KENAIKAN harga BBM menyebabkan kondisi yang dilematis bagi kalangan pengusaha kawasan industri di Batam. Pasalnya, BBM merupakan salah satu komponen utama produksi, sehingga kenaikannya akan menggerus biaya operasional. Sebagai langkah awal mengurangi konsumsi BBM, pemerintah daerah (Pemda) disarankan untuk mengoptimalkan transportasi massal seperti Trans Batam.
“Ini merupakan kondisi dilematis baik bagi pemerintah, pekerja dan pengusaha. Semua terkena dampak. Pemerintah mengurangi subsidi, kantong pekerja tidak tahan, lalu menjerit dan terakhir minta kepada pengusaha. Situasi ini tidak enak buat semua pihak,” kata Ketua Koordinator Himpunan Kawasan Industri (HKI) Batam dan Karimun, Tjaw Hioeng, Rabu (7/9) di Baloi, Batam.
Menurut, situasi seperti ini harus disiasati oleh pemerintah daerah. “Kenaikan BBM pasti berpengaruh kepada transportasi para pekerja. Maka saya sarankan segera optimalkan transportasi massal seperti Trans Batam,” jelasnya.
Permintaan buruh dalam demo yang dilakukan Rabu (7/9) lalu tersebut, memang menuntut penyediaan transportasi tambahan untuk pekerja. “Kalau perusahaan yang mampu pasti oke. Kalau yang tidak mampu, maka pasti akan sulit. Bukan hanya masalah transportasi, tapi juga masalah tarif logistik pengantaran barang dari kawasan industri ke pelabuhan.

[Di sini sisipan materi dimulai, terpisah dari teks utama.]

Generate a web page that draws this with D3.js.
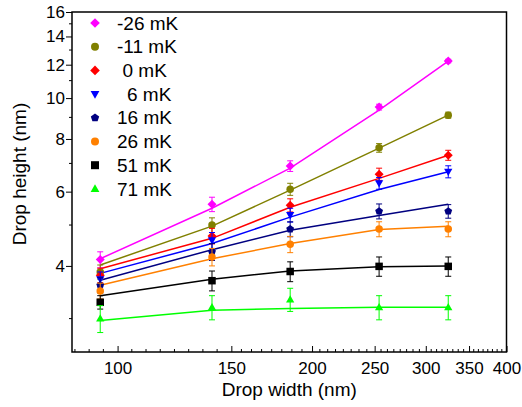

Ini semua memang dilematis,” jelasnya.
Begitu harga BBM naik, maka harga kebutuhan pokok (bahan makanan) akan merangkak naik. Hal ini menyebabkan tingkat inflasi ikut meningkat. “Persoalan ini tidak mungkin diselesaikan secara sepihak, tapi harus melibatkan pemerintah, pengusaha dan pekerja melalui tripartit. Jadei semua bisa berembuk,” paparnya.
Sementara itu, Ketua Asosiasi Pengusaha Indonesia (Apindo) Batam, Rafki Rasyid mengatakan kenaikkan harga BBM akan berdampak langsung kepada inflasi di Batam.
“Maka dari itu pemerintah daerah dalam hal ini harus memastikan bahwa pasokan kebutuhan pokok ke Batam tidak terganggu dan jangan sampai terjadi penimbunan oleh para pedagang nakal. Karena jika terjadi maka inflasi akibat kenaikan harga BBM akan terakumulasi menjadi lebih tinggi. Jika ini terjadi maka tentunya masyarakat akan merasakan dampak yang lebih buruk,” jelasnya.
Bagi dunia usaha, kenaikkan harga BBM ini akan meningkatkan biaya transportasi dan biaya lainnya yang berhubungan dengan penggunaan bahan bakar dalam aktivitasnya. Pengusaha kemungkinan besar akan membebankan kenaikan biaya ini kepada konsumennya dengan menaikkan harga jual produknya.
“Inilah yang disebut sebagai cost push inflation dalam ekonomi. Hal ini sulit dicegah karena pengusaha yang rasional akan melakukan hal tersebut. Kemungkinan UMK Batam bisa naik lebih tinggi dari tahun sebelumnya jika inflasi di Kepri melonjak tinggi tahun ini. Hal ini tentunya akan menambah beban produksi dunia usaha jika terjadi,” paparnya.
Rafki berharap inflasi yg terjadi akibat kenaikan harga BBM ini tidak akan begitu tinggi supaya tidak membebani masyarakat. Tentunya hal ini bisa dicegah kalau pemerintah bekerja maksimal mengambil langkah-langkah antisipatif untuk mencegahnya.
Sebelumnya, Ketua Konsulat Cabang FSPMI Kota Batam, Yapet Ramon mengatakan kenaikan BBM sekitar 30 persen ini akan menekan angka inflasi hingga 6-8 persen.
“Kami minta upah disesuaikan sebesar 10-13 persen. Inflasi akan semakin tinggi, dan tiap tahun begini terus, harga-harga (barang kebutuhan pokok) terus naik,” katanya.
Ia menyampaikan sejumlah opsi yang dianggap dapat meringankan golongan buruh di Batam, saat kenaikan harga BBM.
Pertama, buruh meminta agar Pemerintah Kota (Pemko) Batam mengimbau perusahaan khususnya manufaktur menambah jumlah bus antar jemput. Kemudian, menggelar kembali program sembako murah, dan terakhir Pemko Batam diminta membuat struktur skala upah (leo).